To do:
Return each line of the records holding the string "matplotlib".

——

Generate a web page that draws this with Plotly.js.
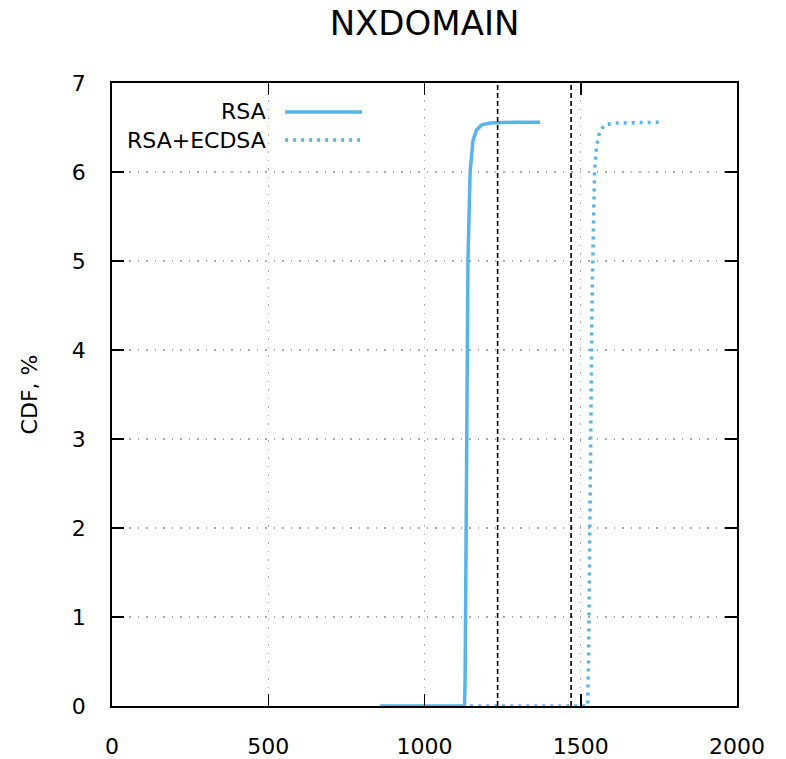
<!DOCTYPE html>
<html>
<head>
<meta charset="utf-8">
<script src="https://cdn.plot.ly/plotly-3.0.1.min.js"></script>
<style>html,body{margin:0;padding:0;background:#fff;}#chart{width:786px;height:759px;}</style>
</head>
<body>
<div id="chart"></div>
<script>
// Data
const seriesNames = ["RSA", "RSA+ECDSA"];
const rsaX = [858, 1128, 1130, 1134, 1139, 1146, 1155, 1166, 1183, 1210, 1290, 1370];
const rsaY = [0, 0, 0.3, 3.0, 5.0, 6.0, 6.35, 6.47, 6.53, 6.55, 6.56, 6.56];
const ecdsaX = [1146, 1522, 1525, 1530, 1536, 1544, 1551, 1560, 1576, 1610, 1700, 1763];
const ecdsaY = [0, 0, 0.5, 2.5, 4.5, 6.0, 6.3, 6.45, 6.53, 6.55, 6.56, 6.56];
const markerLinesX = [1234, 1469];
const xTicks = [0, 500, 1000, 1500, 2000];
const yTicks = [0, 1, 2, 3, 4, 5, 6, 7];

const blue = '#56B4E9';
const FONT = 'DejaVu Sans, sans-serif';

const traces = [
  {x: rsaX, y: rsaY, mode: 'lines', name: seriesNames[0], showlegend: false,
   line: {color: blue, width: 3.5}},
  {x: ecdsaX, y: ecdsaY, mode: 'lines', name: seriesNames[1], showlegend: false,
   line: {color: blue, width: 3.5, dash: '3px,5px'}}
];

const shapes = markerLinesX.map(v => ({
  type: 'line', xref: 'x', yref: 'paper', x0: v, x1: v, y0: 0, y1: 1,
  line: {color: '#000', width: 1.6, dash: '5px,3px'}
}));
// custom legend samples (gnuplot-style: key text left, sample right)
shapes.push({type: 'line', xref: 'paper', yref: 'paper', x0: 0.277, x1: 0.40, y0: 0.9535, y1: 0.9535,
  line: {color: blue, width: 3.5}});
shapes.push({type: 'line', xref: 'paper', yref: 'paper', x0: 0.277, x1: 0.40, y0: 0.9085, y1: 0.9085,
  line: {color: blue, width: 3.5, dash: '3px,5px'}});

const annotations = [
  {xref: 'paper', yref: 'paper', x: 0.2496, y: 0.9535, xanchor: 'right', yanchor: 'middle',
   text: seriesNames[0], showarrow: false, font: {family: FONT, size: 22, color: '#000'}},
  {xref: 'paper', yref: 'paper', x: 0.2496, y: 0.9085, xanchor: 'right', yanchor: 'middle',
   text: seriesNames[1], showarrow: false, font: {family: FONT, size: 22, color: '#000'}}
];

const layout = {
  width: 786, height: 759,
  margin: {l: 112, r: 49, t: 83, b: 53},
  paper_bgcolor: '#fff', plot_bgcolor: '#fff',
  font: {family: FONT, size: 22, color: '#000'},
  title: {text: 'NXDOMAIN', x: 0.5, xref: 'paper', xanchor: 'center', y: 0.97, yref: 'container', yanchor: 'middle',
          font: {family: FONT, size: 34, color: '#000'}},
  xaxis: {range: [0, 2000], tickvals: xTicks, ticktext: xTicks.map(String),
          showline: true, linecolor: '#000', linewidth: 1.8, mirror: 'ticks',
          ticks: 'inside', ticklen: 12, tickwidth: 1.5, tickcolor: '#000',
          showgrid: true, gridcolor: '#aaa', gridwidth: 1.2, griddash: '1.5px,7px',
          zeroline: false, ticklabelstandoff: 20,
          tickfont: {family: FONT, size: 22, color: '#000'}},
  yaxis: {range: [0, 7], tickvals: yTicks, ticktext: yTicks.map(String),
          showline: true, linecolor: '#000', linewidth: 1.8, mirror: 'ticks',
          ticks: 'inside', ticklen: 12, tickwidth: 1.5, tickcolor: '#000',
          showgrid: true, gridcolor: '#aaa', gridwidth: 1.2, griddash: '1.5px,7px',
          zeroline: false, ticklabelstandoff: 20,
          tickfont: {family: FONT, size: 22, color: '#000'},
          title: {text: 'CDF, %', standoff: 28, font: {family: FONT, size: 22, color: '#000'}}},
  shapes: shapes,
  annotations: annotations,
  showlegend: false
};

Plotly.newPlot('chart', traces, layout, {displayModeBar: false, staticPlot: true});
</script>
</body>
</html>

——

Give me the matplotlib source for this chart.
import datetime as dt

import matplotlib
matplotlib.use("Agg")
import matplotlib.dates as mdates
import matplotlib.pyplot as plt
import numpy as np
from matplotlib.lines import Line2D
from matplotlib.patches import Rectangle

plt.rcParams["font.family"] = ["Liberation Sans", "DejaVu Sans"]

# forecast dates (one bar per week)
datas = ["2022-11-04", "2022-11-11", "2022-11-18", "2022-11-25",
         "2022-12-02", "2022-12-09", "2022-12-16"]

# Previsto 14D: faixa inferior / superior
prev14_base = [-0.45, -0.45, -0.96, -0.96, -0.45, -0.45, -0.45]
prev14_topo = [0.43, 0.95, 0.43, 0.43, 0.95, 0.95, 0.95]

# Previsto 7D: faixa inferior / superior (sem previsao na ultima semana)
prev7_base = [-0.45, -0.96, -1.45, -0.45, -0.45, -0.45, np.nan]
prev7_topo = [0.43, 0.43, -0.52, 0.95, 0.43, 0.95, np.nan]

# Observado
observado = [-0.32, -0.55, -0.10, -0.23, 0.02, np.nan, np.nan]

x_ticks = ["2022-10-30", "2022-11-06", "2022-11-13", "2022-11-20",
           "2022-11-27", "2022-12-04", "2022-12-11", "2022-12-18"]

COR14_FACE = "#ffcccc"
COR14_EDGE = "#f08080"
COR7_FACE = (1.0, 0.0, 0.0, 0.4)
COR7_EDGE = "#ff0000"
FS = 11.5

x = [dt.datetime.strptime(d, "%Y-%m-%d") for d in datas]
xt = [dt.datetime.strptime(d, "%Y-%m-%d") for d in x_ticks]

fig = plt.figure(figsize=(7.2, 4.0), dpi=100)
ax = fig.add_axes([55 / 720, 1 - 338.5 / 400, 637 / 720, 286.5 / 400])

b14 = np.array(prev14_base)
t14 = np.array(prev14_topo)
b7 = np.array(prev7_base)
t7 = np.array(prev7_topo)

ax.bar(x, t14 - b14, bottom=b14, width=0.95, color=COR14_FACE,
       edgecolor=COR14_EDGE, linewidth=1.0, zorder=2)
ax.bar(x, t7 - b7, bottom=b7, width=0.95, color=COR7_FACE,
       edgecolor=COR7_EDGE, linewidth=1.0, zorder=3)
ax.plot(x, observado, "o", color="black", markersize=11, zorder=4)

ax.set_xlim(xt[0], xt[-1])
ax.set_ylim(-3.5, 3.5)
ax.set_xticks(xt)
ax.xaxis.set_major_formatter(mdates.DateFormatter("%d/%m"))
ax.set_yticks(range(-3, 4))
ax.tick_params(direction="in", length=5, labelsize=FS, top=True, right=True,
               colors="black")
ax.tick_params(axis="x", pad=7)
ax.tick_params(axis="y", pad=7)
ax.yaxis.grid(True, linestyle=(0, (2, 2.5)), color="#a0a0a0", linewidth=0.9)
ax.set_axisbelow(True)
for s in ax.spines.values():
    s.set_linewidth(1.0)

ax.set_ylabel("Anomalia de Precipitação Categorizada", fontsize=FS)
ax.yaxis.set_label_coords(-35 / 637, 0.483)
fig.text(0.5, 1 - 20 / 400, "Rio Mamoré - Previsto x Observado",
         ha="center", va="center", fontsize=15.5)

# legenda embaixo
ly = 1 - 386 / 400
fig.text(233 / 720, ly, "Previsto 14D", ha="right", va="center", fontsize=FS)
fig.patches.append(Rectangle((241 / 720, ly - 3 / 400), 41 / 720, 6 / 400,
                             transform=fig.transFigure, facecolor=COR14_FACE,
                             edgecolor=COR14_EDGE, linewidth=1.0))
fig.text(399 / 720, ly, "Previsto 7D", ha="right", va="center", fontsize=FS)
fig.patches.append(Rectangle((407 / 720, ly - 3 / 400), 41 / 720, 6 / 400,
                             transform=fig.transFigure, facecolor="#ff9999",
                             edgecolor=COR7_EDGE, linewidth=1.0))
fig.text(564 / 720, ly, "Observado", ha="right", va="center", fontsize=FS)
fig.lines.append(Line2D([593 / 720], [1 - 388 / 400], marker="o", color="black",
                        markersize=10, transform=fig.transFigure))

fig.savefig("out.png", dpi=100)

——

Output for this exercise:
Give me the matplotlib source for this chart.
import matplotlib
matplotlib.use("Agg")
import matplotlib.dates as mdates
import matplotlib.pyplot as plt
from matplotlib.lines import Line2D
from matplotlib.patches import Rectangle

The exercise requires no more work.